Goldman Sachs Group Inc. economists say the US economy is still on a narrow path to a soft landing as improving inflation figures and other factors suggest the Federal Reserve may be able to pull off its aggressive interest rate hike plan without tipping the country into recession.
Economists led by Jan Hatzius said that while there’s some signs of softening in the labor market, sequential core inflation appears to be slowing as pressures on the supply chain improve.
The better inflation numbers, along with some adjustments to the jobs market, have reduced the risk that the Federal Reserve will have to tighten monetary policy to a degree that will force a recession in the coming years, they added.
While the “deterioration” in indicators like the first quarter’s gross domestic product contraction “suggests that near-term recession risk has increased in a mechanical sense,” the economists wrote Sunday, other activity measures “imply that output is still expanding.”

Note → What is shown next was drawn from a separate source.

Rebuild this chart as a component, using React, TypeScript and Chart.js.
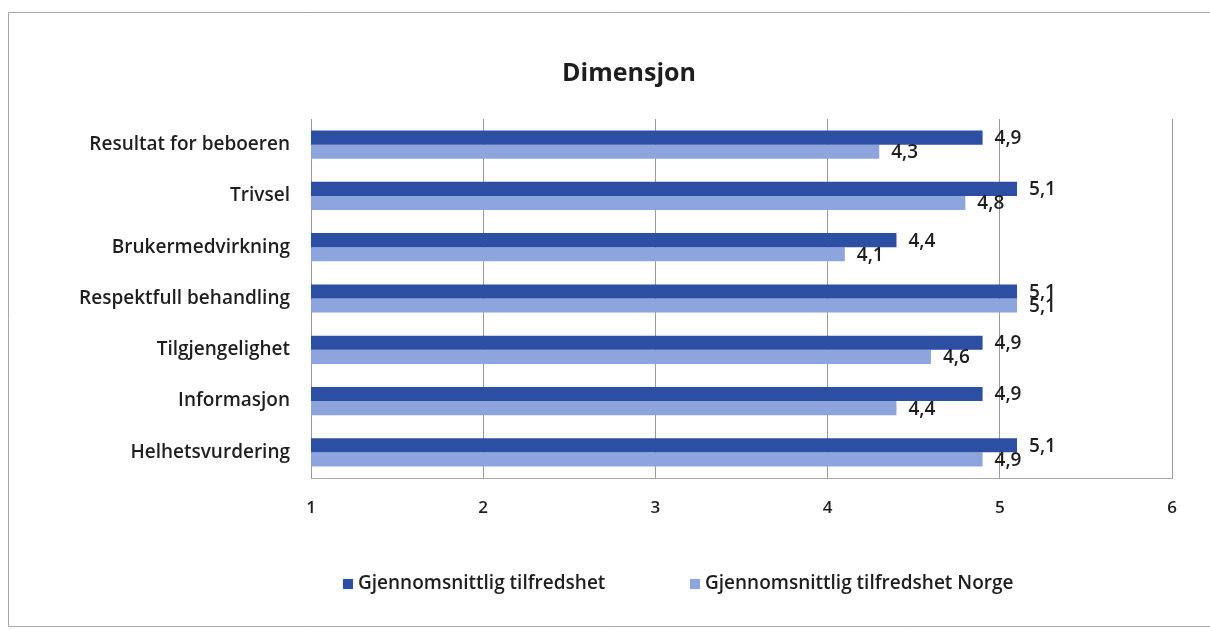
import { useEffect, useRef } from "react";
import { Chart, registerables } from "chart.js";

Chart.register(...registerables);

// Survey dimensions and average satisfaction scores
const categories = [
  "Resultat for beboeren",
  "Trivsel",
  "Brukermedvirkning",
  "Respektfull behandling",
  "Tilgjengelighet",
  "Informasjon",
  "Helhetsvurdering",
];
const tilfredshet = [4.9, 5.1, 4.4, 5.1, 4.9, 4.9, 5.1];
const tilfredshetNorge = [4.3, 4.8, 4.1, 5.1, 4.6, 4.4, 4.9];
const seriesNames = ["Gjennomsnittlig tilfredshet", "Gjennomsnittlig tilfredshet Norge"];
const seriesColors = ["#2c4ea3", "#8ea4dc"];
const scaleMin = 1;
const scaleMax = 6;
const chartTitle = "Dimensjon";

const FONT = "'Open Sans', Lato, sans-serif";
const TEXT = "#1e1e1e";

const formatValue = (v: number) => v.toFixed(1).replace(".", ",");

// Thin grey frame around the whole chart, plus the title above the plot
const framePlugin = {
  id: "frame",
  beforeDraw(chart: any) {
    const { ctx } = chart;
    ctx.save();
    ctx.strokeStyle = "#a6a6a6";
    ctx.lineWidth = 1;
    ctx.beginPath();
    ctx.moveTo(1210, 12.5);
    ctx.lineTo(8.5, 12.5);
    ctx.lineTo(8.5, 626.5);
    ctx.lineTo(1210, 626.5);
    ctx.stroke();
    ctx.font = `bold 25px ${FONT}`;
    ctx.fillStyle = TEXT;
    ctx.textAlign = "center";
    ctx.textBaseline = "middle";
    ctx.fillText(chartTitle, 629, 74);
    ctx.restore();
  },
};

// Value labels to the right of each bar
const valueLabelPlugin = {
  id: "valueLabels",
  afterDatasetsDraw(chart: any) {
    const { ctx } = chart;
    ctx.save();
    ctx.font = `600 19px ${FONT}`;
    ctx.fillStyle = TEXT;
    ctx.textAlign = "left";
    ctx.textBaseline = "middle";
    chart.data.datasets.forEach((ds: any, i: number) => {
      const meta = chart.getDatasetMeta(i);
      meta.data.forEach((bar: any, j: number) => {
        ctx.fillText(formatValue(ds.data[j]), bar.x + 12, bar.y + 1);
      });
    });
    ctx.restore();
  },
};

// Legend drawn below the axis, square swatches followed by the series name
const legendPlugin = {
  id: "bottomLegend",
  afterDraw(chart: any) {
    const { ctx } = chart;
    const starts = [343, 690];
    const y = 584;
    ctx.save();
    ctx.font = `600 19px ${FONT}`;
    ctx.textBaseline = "middle";
    ctx.textAlign = "left";
    chart.data.datasets.forEach((ds: any, i: number) => {
      ctx.fillStyle = ds.backgroundColor;
      ctx.fillRect(starts[i], y - 5, 10, 10);
      ctx.fillStyle = TEXT;
      ctx.fillText(ds.label, starts[i] + 15, y);
    });
    ctx.restore();
  },
};

export default function App() {
  const canvasRef = useRef<HTMLCanvasElement | null>(null);

  useEffect(() => {
    if (!canvasRef.current) return;
    const chart = new Chart(canvasRef.current, {
      type: "bar",
      data: {
        labels: categories,
        datasets: [
          {
            label: seriesNames[0],
            data: tilfredshet,
            backgroundColor: seriesColors[0],
            categoryPercentage: 0.55,
            barPercentage: 1,
          },
          {
            label: seriesNames[1],
            data: tilfredshetNorge,
            backgroundColor: seriesColors[1],
            categoryPercentage: 0.55,
            barPercentage: 1,
          },
        ],
      },
      options: {
        indexAxis: "y",
        responsive: false,
        animation: false,
        devicePixelRatio: 1,
        layout: { padding: { top: 119, left: 0, right: 38, bottom: 112 } },
        plugins: {
          legend: { display: false },
          tooltip: { enabled: false },
          title: { display: false },
        },
        scales: {
          x: {
            min: scaleMin,
            max: scaleMax,
            ticks: {
              stepSize: 1,
              color: TEXT,
              font: { family: FONT, size: 17, weight: "600" },
              padding: 20,
            },
            grid: { color: "#9a9a9a", lineWidth: 1, drawTicks: false },
            border: { display: true, color: "#a8a8a8" },
            afterFit(scale: any) {
              scale.height = 40;
            },
          },
          y: {
            ticks: {
              color: TEXT,
              font: { family: FONT, size: 19, weight: "600" },
              padding: 21,
            },
            grid: { display: false, drawTicks: false },
            border: { display: false },
            afterFit(scale: any) {
              scale.width = 311;
            },
          },
        },
      },
      plugins: [framePlugin, valueLabelPlugin, legendPlugin],
    });
    return () => chart.destroy();
  }, []);

  return (
    <div style={{ position: "absolute", left: 0, top: 0, width: 1210, height: 630, background: "#fff" }}>
      <canvas ref={canvasRef} width={1210} height={630} />
    </div>
  );
}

A strong jobs market and a continued cash surplus on household balance sheets has staved off the prospect of a contraction in the immediate future, many economists have argued. Still, all eyes are on the pace of the Fed’s interest-rate hikes, and whether the central bank can strike a balance that helps the economy avoid recession.
The Goldman economists said they were not changing their current forecast for a 3-3.25% terminal funds rate, and have said they see hikes of 50 basis points likely in the Fed’s next two meetings. Further off, they said September is a close call between increases by 25 basis points and 50 basis points.
“In terms of near-term communication, there is little incentive for Fed officials to deviate from their relatively hawkish framing of the last few months,” they wrote.